What do you listen to in the car?
I mainly listen to the radio. Radio 2 and Radio 4, that’s my age. Rock music if I’m in the mood. Joe Satriani, thrash guitar, which isn’t really my thing but great to drive along to. If I’ve got the kids with me, then it’s what they want to listen to. I’m like, ‘Put your headphones on, Daddy’s listening to Woman’s Hour!’
My youngest is nine and doesn’t want anything to do with One Direction. The other day she said, ‘The only boy band that matters is the Beatles,’ and I’m like, ‘That’s my girl! I’m bringing you up well.’
Do you consider yourself something of a car buff?
I love all of this ‘Phil is a petrolhead’. I like cars but I don’t confess to knowing anything about them. I’m much more like, ‘Oh that’s a nice looking car. That’s pretty. I like that.’
How come you’ve been presenting For The Love Of Cars?
I was asked and it sounded like a challenge. I suppose when I was growing up, one of the things that seemed to stand out or at least appealed to me was those shows in the Sixties where the cars were cast as leading role, almost - you know, The Dukes of Hazzard and Starsky & Hutch. And then when Life On Mars and Ashes To Ashes happened, we had the Cortina and the Audi Quattro and they became players in the show. People responded to them, so I think that’s how the car thing came about.
Were you nervous about presenting the show?
When they asked me, I said, ‘Look I don’t know anything about cars,’ and they said, ‘You don’t need to, we’ve got a guy for that.’ The hardest part was talking to the camera because I’m almost trained to be in a room where the cameras don’t exist. And suddenly you’re being asked to look down the lens.
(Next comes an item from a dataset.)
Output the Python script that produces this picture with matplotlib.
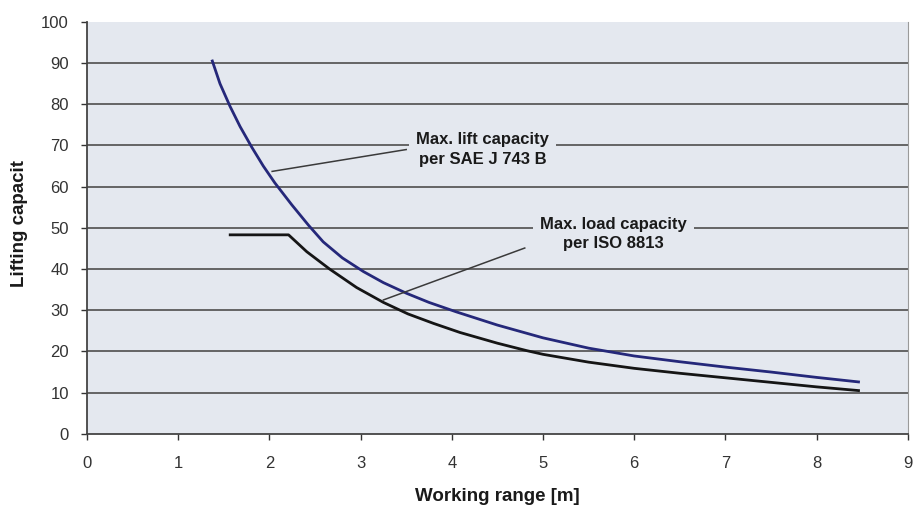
import numpy as np
import matplotlib
matplotlib.use("Agg")
import matplotlib.pyplot as plt

plt.rcParams['font.family'] = ['Liberation Sans', 'DejaVu Sans']

# ======================== DATA ============================
# Max. lift capacity per SAE J 743 B (blue curve)
lift_x = [1.374, 1.458, 1.568, 1.678, 1.806, 1.933, 2.06, 2.245, 2.43, 2.59, 2.80, 3.03, 3.25, 3.505,
          3.75, 4.05, 4.50, 5.00, 5.50, 6.00, 6.50, 7.00, 7.50, 8.00, 8.46]
lift_y = [90.5, 85.0, 79.5, 74.6, 69.6, 65.0, 60.9, 55.6, 50.6, 46.6, 42.7, 39.4, 36.7, 34.1,
          31.9, 29.6, 26.4, 23.3, 20.8, 18.9, 17.5, 16.2, 15.0, 13.7, 12.6]

# Max. load capacity per ISO 8813 (black curve)
load_x = [1.57, 2.21, 2.41, 2.66, 2.957, 3.25, 3.52, 3.80, 4.09, 4.50, 4.82, 5.00, 5.50, 6.00,
          6.50, 7.00, 7.50, 8.00, 8.46]
load_y = [48.3, 48.3, 44.2, 40.0, 35.5, 31.9, 29.1, 26.8, 24.6, 22.0, 20.2, 19.3, 17.4, 15.9,
          14.7, 13.6, 12.5, 11.4, 10.5]

x_ticks = list(range(0, 10))
y_ticks = list(range(0, 101, 10))

# ======================== PLOTTING ===================
fig = plt.figure(figsize=(9.16, 5.08), dpi=100)
ax = fig.add_axes([0.095, 0.146, 0.896, 0.811])
bg = '#e4e8ef'
ax.set_facecolor(bg)

for yv in y_ticks[1:-1]:
    ax.axhline(yv, color='#5a5a5a', lw=1.3, zorder=1)

ax.plot(lift_x, lift_y, color='#25287a', lw=2.0, zorder=3, solid_joinstyle='round')
ax.plot(load_x, load_y, color='#151515', lw=2.0, zorder=3, solid_joinstyle='round')

# leader lines
ax.plot([2.03, 3.50], [63.7, 69.0], color='#3a3a3a', lw=1.1, zorder=4)
ax.plot([3.25, 4.80], [32.5, 45.1], color='#3a3a3a', lw=1.1, zorder=4)

box = dict(facecolor=bg, edgecolor='none', pad=5)
ax.text(4.34, 69.0, "Max. lift capacity\nper SAE J 743 B", ha='center', va='center',
        fontsize=12, fontweight='bold', color='#1a1a1a', linespacing=1.35, bbox=box, zorder=5)
ax.text(5.77, 48.6, "Max. load capacity\nper ISO 8813", ha='center', va='center',
        fontsize=12, fontweight='bold', color='#1a1a1a', linespacing=1.35, bbox=box, zorder=5)

ax.set_xlim(0, 9)
ax.set_ylim(0, 100)
ax.set_xticks(x_ticks)
ax.set_yticks(y_ticks)
ax.tick_params(axis='both', labelsize=12, colors='#333333', length=4, width=1)
ax.tick_params(axis='x', pad=12)
ax.tick_params(axis='y', pad=9)

ax.spines['top'].set_visible(False)
ax.spines['right'].set_color('#9a9a9a')
ax.spines['left'].set_color('#444444')
ax.spines['bottom'].set_color('#444444')
ax.spines['left'].set_linewidth(1.3)
ax.spines['bottom'].set_linewidth(1.3)

ax.set_xlabel("Working range [m]", fontsize=13.5, fontweight='bold', color='#1a1a1a', labelpad=12)
ax.set_ylabel("Lifting capacit", fontsize=13.5, fontweight='bold', color='#1a1a1a', labelpad=8)
ax.yaxis.set_label_coords(-0.072, 0.51)

fig.savefig("out.png", dpi=100)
Would you like to own a classic car?
No, Alexei Sayle put me off. He used to own classic cars and said there’s nothing more terrifying than driving around London in a classic car not knowing whether it’s going to break down. We were going to go to France for the day and the Stag we borrowed broke down before we got to Aldgate East, so that put me off. Plus it needs to be in a garage and I haven’t got the room, and it needs tender loving care and you need a lot of money. I can’t afford it, I’ve got two kids!